JPZ: I did not retire from political life; there are many different ways of being involved in politics. I have been in the countryside working on land art. I have organized, and am about to finish, a large botanical park.
A government minister, Carlos Romero, asked me, half-mockingly, what I was doing these days, so this is what I told him, in the same tone, ‘I was busy making children’. I have one 9-year-old who represents Tarija as a swimmer—he is also a great goalkeeper. I have another one who is 7 years old.
BX: Why is art such an important part of your life?
JPZ: I feel like a frustrated artist who hasn’t been able to dedicate himself to art. I have this artistic vein, it is my passion, and I feel like a man that, in some ways, is tamed by art and beauty. Here I have art from the best artists in Bolivia. I also have some good pieces from artists from countries such as Ecuador. For example, Oswaldo Guayasamín, the Ecuadorian painter, and the best Latin American painter ever, in my opinion, made three portraits of me that I have here, three large oil paintings.

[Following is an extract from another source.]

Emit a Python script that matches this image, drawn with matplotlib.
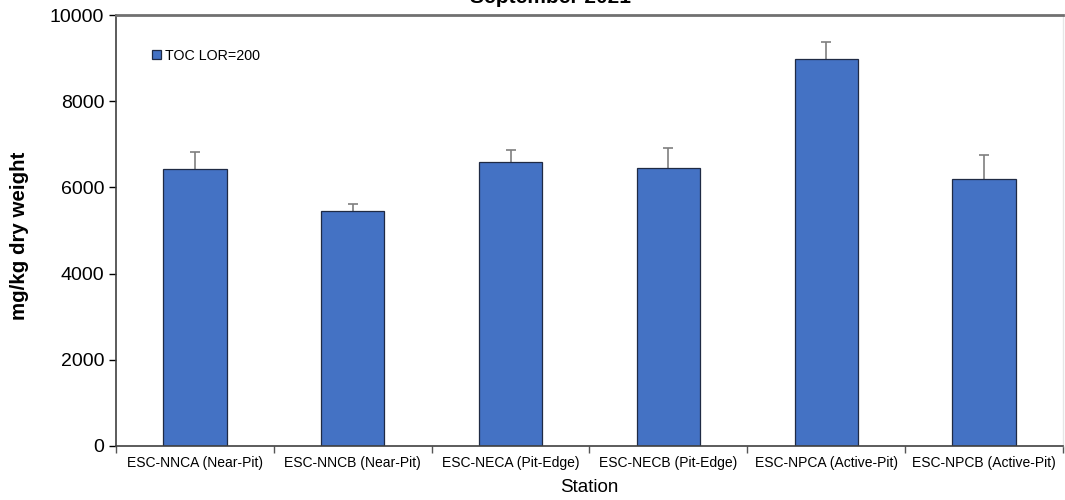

When I was in the presidential house in San Jorge I had a llama, a vicuña and some roosters. Realising that my personality was very confused with the image of the rooster, Guayasamín was in the process of painting a portrait and asked me to place a rooster behind me. By chance one of my best roosters was walking by. I still don’t know how, but he constructed the piece so that my face appeared to have a beak of a rooster.
BX: Where do you live?
JPZ: El Picacho is a 200-year-old house which has even witnessed the War of Independence. The property was abandoned by the last member of the Mendez family - Moto Mendez [an independence hero] used to ride his troops out of here on horseback. It was left abandoned until the 1980’s when a group of puppeteers took it over. Young people from the USA and Europe would come and do an internship here and construct puppets.
Living here for me has been a restoration challenge as well as an ecological challenge. I have a memorial here for César Vallejo, others for Pablo Neruda and Walt Whitman. I also have memorials for poets from Tarija such as Octavio Campero Echazú and Oscar Alfaro. I have trees named after them.
People tell me that El Picacho is like a monastery…and they are right in some way. It has a gentle tranquillity, it is a place for contemplation. El Picacho has many aspects, it has even become a political landmark; some presidents have spent the night here. The property was given its name because of a 10 metre-high rock beside the house which is in the shape of a beak [pico, in Spanish].
BX: What are your views of the current government?
JPZ: One must distinguish between an era of changes and a change of an era, such as the establishment of democracy. This is what Evo Morales is trying to do: he is still experiencing a change of era as part of the introduction of democracy. The government spends a great deal of money and invests a huge amount. When I got the presidency, Bolivia was a country living at subsistence level; our national income was $1.2 billion, today it stands at $16 billion. The GDP used to be $4 billion, now it stands at $30 billion. What is at stake today in Bolivia is what is going to happen with democracy. If anything characterises this moment in Bolivia, it is that the country is undergoing transition in which we don’t know where we are going. There has been a regression.
BX: What is the significance of the rooster and why did you choose it as the symbol for MIR?
JPZ: I think that the rooster is one of the great symbols of Bolivian politics. It is no longer just linked with the MIR—it is a symbol of democracy. The rooster announces a new dawn; it crows and maintains life in the hours of darkness. The rooster organizes cohesion and unifies the chicken coop. The rooster dies fighting, the real rooster, that is. The rooster does not give up; it fights. But at the same time it is noble. When its opponent is defeated, it retires. It is difficult to find a symbol that speaks to all Bolivians—from Uyuni to Puerto Suárez. This is why we chose the rooster.